The potential of an old drug to fight cancer
Cancer remains the second leading cause of death in the world, and finding new treatments stays an expensive and time-consuming challenge. Drug repositioning, i.e. identifying new uses of current drugs, may offer certain advantages in terms of cost and time over developing completely novel drugs.
Clofazimine, a promising molecule for breast cancer
Clofazimine has been used to treat leprosy for fifty years. Recent research from the team of Prof. Vladimir Katanaev has revealed the potential of this old medication to treat an aggressive breast cancer called triple negative breast cancer. Their pre-clinical tests showed that clofazimine works by inhibiting a signaling pathway activated in many cancers, the Wnt pathway.

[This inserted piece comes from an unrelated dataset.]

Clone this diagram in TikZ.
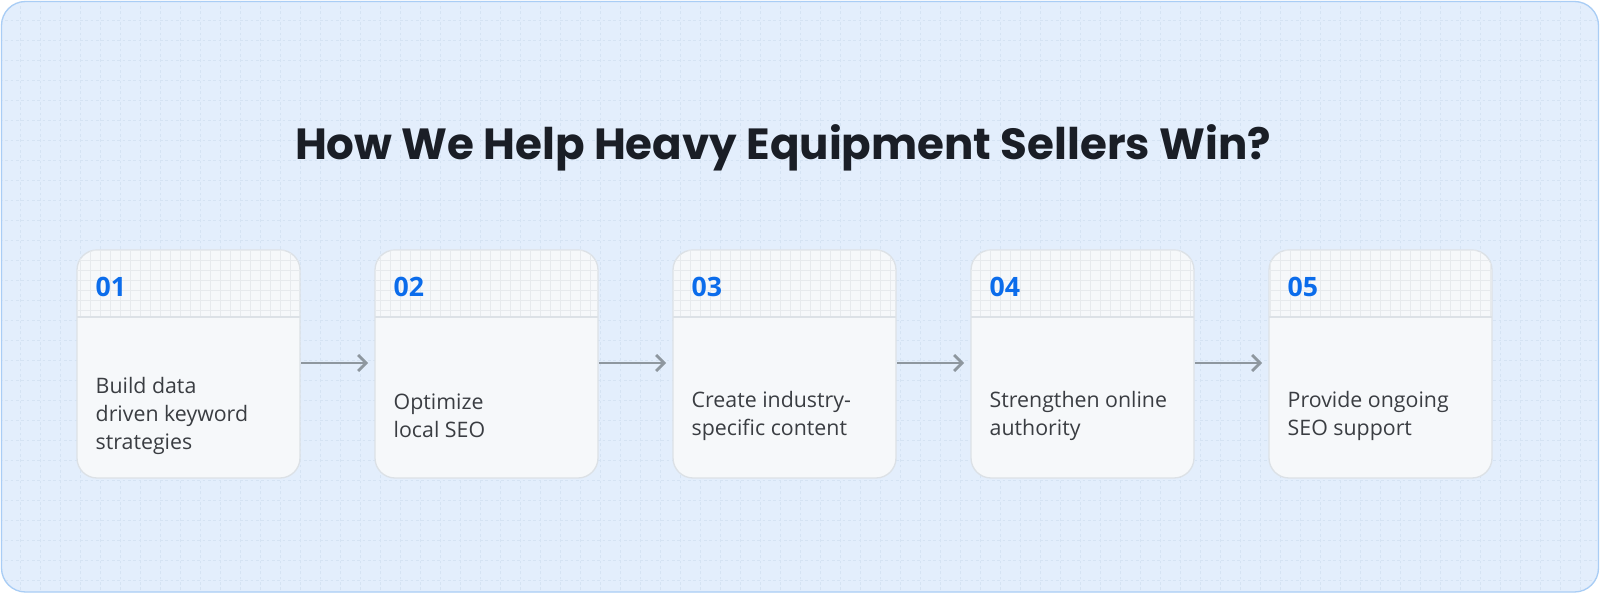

A potential effect on some other cancers
Driven by this first promising step, researchers of Prof. Vladimir Katanaev laboratory tested the impact of clofazimine on four other deadly cancers, where the Wnt signaling pathway is also aberrantly activated. As described in their recent article in Frontiers in Oncology, scientists discovered that this molecule reduces cancer cell growth and survival in some, but not all other cancer cell lines (see Figure below). Clofazimine appeared to have strong effects on cancer cell lines, where Wnt signaling was more strongly overactivated.

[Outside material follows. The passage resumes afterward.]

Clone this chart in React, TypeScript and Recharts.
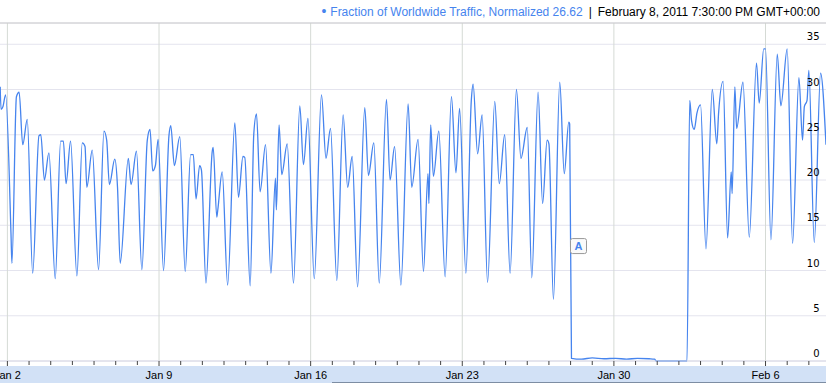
import React from 'react';
import {
  LineChart,
  Line,
  XAxis,
  YAxis,
  CartesianGrid,
  ReferenceLine,
  ReferenceDot,
} from 'recharts';

// hours since Jan 1 2011 00:00 GMT
const HOURS = [
  16, 17, 19, 22, 28, 29, 34, 37, 41, 46, 52, 59, 61, 65, 70, 77, 83, 86, 89, 94,
  101, 107, 110, 112, 118, 125, 131, 134, 137, 143, 146, 149, 158, 161, 167, 173, 179, 182, 185, 188,
  191, 197, 203, 205, 209, 215, 221, 227, 230, 233, 237, 239, 244, 251, 252, 256, 257, 262, 268, 276,
  280, 285, 287, 293, 297, 300, 304, 310, 316, 321, 322, 325, 328, 334, 341, 348, 352, 357, 364, 372,
  377, 382, 389, 396, 401, 406, 412, 420, 424, 430, 436, 444, 448, 453, 460, 468, 472, 479, 485, 490,
  491, 493, 496, 502, 509, 516, 521, 525, 532, 538, 540, 545, 550, 556, 564, 569, 575, 581, 588, 593,
  600, 605, 612, 617, 622, 624, 629, 636, 641, 646, 647, 649, 660, 672, 685, 698, 710, 722, 735, 741,
  743, 777, 780, 782, 785, 788, 792, 798, 805, 810, 812, 817, 822, 826, 827, 830, 832, 839, 846, 854,
  857, 862, 864, 870, 877, 881, 888, 894, 901, 905, 907, 910, 912, 918, 925, 931,
];

const TRAFFIC = [
  30.3, 27.8, 28.1, 29.4, 14.0, 10.8, 29.2, 29.7, 23.9, 26.7, 9.7, 24.9, 25.0, 20.0, 23.0, 9.1, 24.3, 24.3, 19.6, 24.3,
  9.4, 24.1, 23.7, 19.2, 23.3, 10.1, 25.4, 24.4, 19.5, 22.3, 19.2, 10.8, 22.4, 19.5, 23.2, 10.1, 24.4, 25.6, 21.0, 21.6,
  24.5, 10.0, 24.9, 26.0, 21.6, 24.8, 9.9, 22.8, 22.8, 17.9, 21.6, 21.1, 8.6, 23.2, 23.6, 15.9, 16.6, 20.9, 8.4, 26.3,
  18.1, 22.6, 22.5, 8.3, 25.1, 27.3, 18.7, 23.9, 9.7, 20.2, 16.7, 26.1, 20.6, 24.0, 8.6, 28.2, 21.7, 26.8, 9.1, 29.4,
  22.4, 25.7, 8.9, 27.2, 19.2, 22.6, 8.2, 28.0, 20.5, 24.1, 8.6, 28.9, 20.0, 23.7, 8.4, 28.4, 19.2, 24.5, 9.9, 20.7,
  17.4, 26.1, 20.4, 25.4, 9.3, 29.2, 20.8, 27.9, 9.7, 28.8, 30.6, 22.9, 27.2, 8.7, 28.7, 19.6, 25.0, 9.7, 30.0, 22.4,
  25.8, 9.2, 29.7, 17.4, 24.4, 24.0, 6.8, 30.8, 20.7, 26.4, 26.2, 0.3, 0.2, 0.35, 0.25, 0.3, 0.2, 0.3, 0.25, 0.2,
  0.0, 0.0, 28.8, 26.6, 25.6, 27.4, 28.3, 12.4, 30.0, 24.0, 27.4, 30.9, 13.6, 20.9, 18.5, 30.3, 25.7, 30.8, 13.7, 32.9,
  28.5, 34.5, 34.5, 13.4, 33.9, 28.2, 34.5, 13.0, 31.3, 24.4, 28.1, 28.8, 32.1, 13.1, 31.8, 23.9,
];

const WEEK_TICKS = [24, 192, 360, 528, 696, 864];
const WEEK_LABELS = ['Jan 2', 'Jan 9', 'Jan 16', 'Jan 23', 'Jan 30', 'Feb 6'];
const DAY_TICKS = Array.from({ length: 38 }, (_, i) => 24 + i * 24);
const Y_TICKS = [0, 5, 10, 15, 20, 25, 30, 35];

const FLAG_HOURS = [649];
const FLAG_LEVELS = [12.7];
const FLAG_LABELS = ['A'];

const SERIES_NAME = 'Fraction of Worldwide Traffic, Normalized';
const HOVER_VALUE = '26.62';
const HOVER_TIME = 'February 8, 2011 7:30:00 PM GMT+00:00';

const BLUE = '#4684ee';
const SANS = "Arial, 'Liberation Sans', sans-serif";

const data = HOURS.map((hour, i) => ({ hour, traffic: TRAFFIC[i] }));

function DayTick({ x, y, payload }: any) {
  const idx = WEEK_TICKS.indexOf(payload.value);
  return (
    <g>
      <line x1={x} x2={x} y1={y} y2={y + (idx >= 0 ? 5 : 4)} stroke="#444" />
      {idx >= 0 && (
        <text x={x} y={y + 18} textAnchor="middle" fontSize={11} fontFamily={SANS} fill="#000">
          {WEEK_LABELS[idx]}
        </text>
      )}
    </g>
  );
}

// value label drawn just above its gridline, at the right edge of the plot
function ValueLabel({ viewBox, value }: any) {
  const { x, y, width } = viewBox;
  return (
    <text
      x={x + width - 6.5}
      y={y - 4}
      textAnchor="end"
      fontSize={10}
      fontFamily="Verdana, 'DejaVu Sans', sans-serif"
      fill="#000"
    >
      {value}
    </text>
  );
}

function Flag({ cx, cy, text }: any) {
  return (
    <g>
      <rect x={cx - 1} y={cy - 7.5} width={16} height={15} rx={2} fill="#fafafa" stroke="#999" />
      <text x={cx + 7} y={cy + 4} textAnchor="middle" fontSize={11} fontWeight="bold" fontFamily={SANS} fill={BLUE}>
        {text}
      </text>
    </g>
  );
}

export default function App() {
  return (
    <div style={{ position: 'absolute', left: 0, top: 0, width: 826, height: 383, background: '#fff', overflow: 'hidden' }}>
      <div style={{ position: 'absolute', left: 0, top: 366, width: 826, height: 17, background: '#d2e1f6' }} />
      <div style={{ position: 'absolute', left: 332, top: 382, width: 494, height: 1, background: '#7d8da3' }} />
      <LineChart width={826} height={383} data={data} margin={{ top: 23, right: 0, bottom: 0, left: 0 }}>
        <CartesianGrid vertical={false} stroke="#e4e4ee" />
        {WEEK_TICKS.map((t) => (
          <ReferenceLine key={t} x={t} stroke="#d5dad5" />
        ))}
        <ReferenceLine y={37.35} stroke="#cccccc" />
        <XAxis
          dataKey="hour"
          type="number"
          domain={[15.8, 931]}
          allowDataOverflow
          ticks={DAY_TICKS}
          interval={0}
          height={22}
          tickSize={0}
          tickMargin={0}
          tickLine={false}
          axisLine={{ stroke: '#d8d8e4' }}
          tick={<DayTick />}
        />
        <YAxis hide width={0} domain={[0, 37.35]} ticks={Y_TICKS} />
        <Line
          type="monotone"
          dataKey="traffic"
          stroke={BLUE}
          strokeWidth={1.3}
          dot={false}
          activeDot={false}
          isAnimationActive={false}
        />
        {Y_TICKS.map((t) => (
          <ReferenceLine key={'v' + t} y={t} stroke="none" label={<ValueLabel value={t} />} />
        ))}
        {FLAG_HOURS.map((h, i) => (
          <ReferenceDot
            key={h}
            x={h}
            y={FLAG_LEVELS[i]}
            ifOverflow="visible"
            shape={(p: any) => <Flag cx={p.cx} cy={p.cy} text={FLAG_LABELS[i]} />}
          />
        ))}
      </LineChart>
      <div
        style={{
          position: 'absolute',
          right: 6,
          top: 4,
          fontFamily: SANS,
          fontSize: 12,
          lineHeight: '15px',
          whiteSpace: 'nowrap',
        }}
      >
        <span style={{ color: BLUE }}>
          <span style={{ marginRight: 4, fontSize: 14 }}>•</span>
          {SERIES_NAME} {HOVER_VALUE}
        </span>
        <span style={{ color: '#000', margin: '0 6px' }}>|</span>
        <span style={{ color: '#000' }}>{HOVER_TIME}</span>
      </div>
    </div>
  );
}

Clofazimine decreases cell growth in some cancer cell lines of colorectal, liver, ovarian and brain tumors, with higher decreases in cell lines where the Wnt signaling pathway is more strongly overactivated.
What’s next?
This work lays the ground for continued repositioning of clofazimine against a broad range of Wnt-dependent cancers and creates the basis for patient stratification in eventual clinical trials. To find a molecule targeting even more specifically this pathway, the research team is now planning to discover the exact molecular mechanisms by which clofazimine acts on cancer cells.